I also stuck with CRTs long after everyone else abandoned them for TFT panels which I mostly hated. The widespread availability of IPS panels with decent viewing angles finally convinced me to switch, though.
"Resolution is (finally) no longer an issue, colors and viewing angles are still meh but steadily improving."
Are you buying good LCDs? There's a whole range of types: https://pcmonitors.info/articles/lcd-panel-types-explored/ The worst LCDs today are crap, but the best ones are going to be hard to tell apart from a CRT without putting it next to one. Since the only CRTs made today are high quality CRTs because there's zero market for bad CRTs anymore (and only barely a market for CRTs at all), a modern CRT may still outclass the best LCD, but mostly because of the fact that if the CRT couldn't outclass the best LCD it wouldn't exist at all.
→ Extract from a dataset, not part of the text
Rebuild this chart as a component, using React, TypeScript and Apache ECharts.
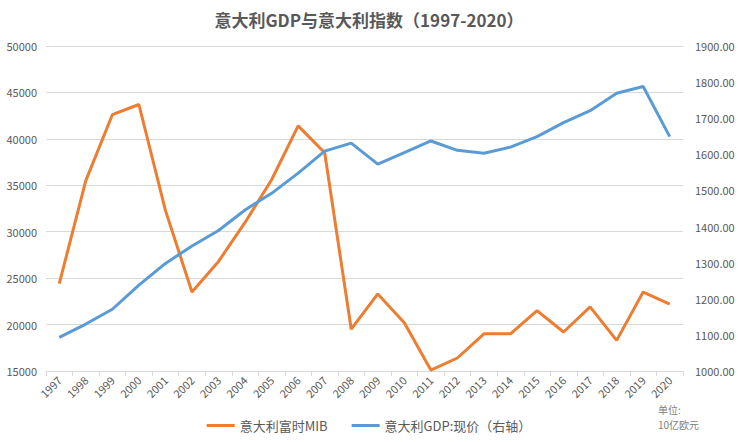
import React, { useEffect, useRef } from "react";
import * as echarts from "echarts";

const years = ["1997","1998","1999","2000","2001","2002","2003","2004","2005","2006","2007","2008","2009","2010","2011","2012","2013","2014","2015","2016","2017","2018","2019","2020"];
const mib = [24400,35500,42600,43700,32300,23500,26800,31000,35600,41400,38500,19500,23300,20200,15100,16400,19000,19000,21500,19200,21900,18300,23500,22200];
const gdp = [1093,1130,1171,1238,1298,1346,1389,1446,1492,1548,1609,1631,1573,1605,1637,1611,1603,1620,1649,1688,1721,1769,1788,1649];

const titleText = "意大利GDP与意大利指数（1997-2020）";
const mibName = "意大利富时MIB";
const gdpName = "意大利GDP:现价（右轴）";
const unitText = "单位:\n10亿欧元";

const FONT = "'Noto Sans CJK SC', 'Noto Sans', sans-serif";
const TXT = "#595959";

export default function App() {
  const ref = useRef<HTMLDivElement>(null);
  useEffect(() => {
    if (!ref.current) return;
    const chart = echarts.init(ref.current, undefined, { renderer: "svg" });
    chart.setOption({
      animation: false,
      backgroundColor: "#ffffff",
      textStyle: { fontFamily: FONT },
      title: {
        text: titleText,
        left: "center",
        top: 6,
        textStyle: { fontSize: 17, fontWeight: "bold", color: TXT, fontFamily: FONT },
      },
      legend: {
        bottom: 5,
        left: "center",
        itemGap: 24,
        itemWidth: 28,
        itemHeight: 3,
        icon: "rect",
        textStyle: { fontSize: 13, color: TXT, fontFamily: FONT },
        data: [mibName, gdpName],
      },
      graphic: [
        {
          type: "text",
          left: 658,
          top: 402,
          style: { text: unitText, fontSize: 10, lineHeight: 15, fill: "#808080", fontFamily: FONT },
        },
      ],
      grid: { left: 46, right: 55, top: 46, bottom: 71 },
      xAxis: {
        type: "category",
        data: years,
        boundaryGap: true,
        axisLine: { lineStyle: { color: "#d9d9d9" } },
        axisTick: { show: true, lineStyle: { color: "#d9d9d9" } },
        axisLabel: { rotate: 45, fontSize: 11, color: TXT, interval: 0, margin: 7, fontFamily: FONT },
      },
      yAxis: [
        {
          type: "value",
          min: 15000,
          max: 50000,
          interval: 5000,
          axisLine: { show: false },
          axisTick: { show: false },
          splitLine: { lineStyle: { color: "#d9d9d9" } },
          axisLabel: {
            fontSize: 11,
            color: TXT,
            margin: 9,
            fontFamily: FONT,
            formatter: (v: number) => String(v),
          },
        },
        {
          type: "value",
          min: 1000,
          max: 1900,
          interval: 100,
          axisLine: { show: false },
          axisTick: { show: false },
          splitLine: { show: false },
          axisLabel: {
            fontSize: 11,
            color: TXT,
            margin: 12,
            fontFamily: FONT,
            formatter: (v: number) => v.toFixed(2),
          },
        },
      ],
      series: [
        {
          name: mibName,
          type: "line",
          data: mib,
          yAxisIndex: 0,
          symbol: "none",
          lineStyle: { color: "#ED7D31", width: 3 },
          itemStyle: { color: "#ED7D31" },
        },
        {
          name: gdpName,
          type: "line",
          data: gdp,
          yAxisIndex: 1,
          symbol: "none",
          lineStyle: { color: "#5B9BD5", width: 3 },
          itemStyle: { color: "#5B9BD5" },
        },
      ],
    });
    return () => chart.dispose();
  }, []);
  return (
    <div
      ref={ref}
      style={{ position: "fixed", left: 0, top: 0, width: 738, height: 442 }}
    />
  );
}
Unfortunately, it can be difficult to buy a good LCD screen. Monitors you may have to dig into relatively technical reviews of to find out (generic tech magazine reviewer may not tell you), and finding out what specific kind of screen a laptop has can be very difficult sometimes. Manufacturers don't really want to talk about it as they tend to benefit from being fuzzy about exaggerated specs, and a lot of "reviewers" aren't really aware enough of these issues to make a point of it in their review.
I'm not an expert but I'd swear even in the TN space there's a lot of variation. I once accidentally bought a latop that basically literally didn't have a viewing angle; even at the "optimum" angle only the vertically-middle 50% of the screen was correct and the top and bottom were already showing major brightess drop-off and color inaccuracy. I don't just mean "I don't like to admit it but sometimes I can be a bit of a videophile" sort of complaints, either, I mean more like "literally can't read the word 'Start' on the Start Menu because the text and the background have both color shifted that much". Ironically, sold as a media laptop that only the most casual casual would have wanted to actually watch movies on. Dumped that one right quick. And this particular laptop was priced in the range where it really should have had a decent screen.
By contrast, I'm coding on what is almost certainly a TN monitor, and I really don't care. I wouldn't want it on my personal laptop, the Macbook screen driving it is much, much better by comparison, but I don't do anything color sensitive at work. There's very minimal viewing angle distortion and that's all I really need. (I mean, push comes to shove, I could pretty much do my job on a monochrome monitor and only be somewhat annoyed.)
>Are you buying good LCDs? There's a whole range of types: https://pcmonitors.info/articles/lcd-panel-types-explored/ The worst LCDs today are crap, but the best ones are going to be hard to tell apart from a CRT without putting it next to one. Since the only CRTs made today are high quality CRTs because there's zero market for bad CRTs anymore (and only barely a market for CRTs at all), a modern CRT may still outclass the best LCD, but mostly because of the fact that if the CRT couldn't outclass the best LCD it wouldn't exist at all.
You're right, I should've been a bit more explicit, I was mainly comparing "average" CRTs from up to about 2005 (back when they were still relatively mainstream) from an average LCD monitor today. Not the top of the line but not the bargain bin either.
For a long time switching from CRT to a comparably-priced LCD was a massive downgrade. You had a lower resolution, ridiculous ghosting, bad colors, black levels that looked like the rising sun and a viewing angle on par with the angular diameter of Pluto.
Nowadays you can find relatively cheap 4k LCDs that perform decently. Sure the blacks aren't perfectly black and it's not good enough for any serious color-sensitive work but for coding and gaming it's good enough for me.
Black level is the biggest tell. Any set based around an LCD panel will never generate truly dark blacks, unless you have addressable backlighting where you can turn off or dim the backlight behind individual pixels.
That is, until they improve LCD's ability to block light. When you can turn off an LCD pixel and block virtually all light from coming through (or around) that pixel, then you'll get much deeper blacks
What do you use it for? When I read the headline I hoped it was about using that TV for programming/browsing, just to see with what little you can get by.
However, I still agree that for the majority of the public, flat-panel displays are probably better. They take up less room, generally provide a sharper and higher-resolution image, and they're more compatible with the most common video devices found in homes today (connnecting many devices to SD CRTs requires jumping through some hoops).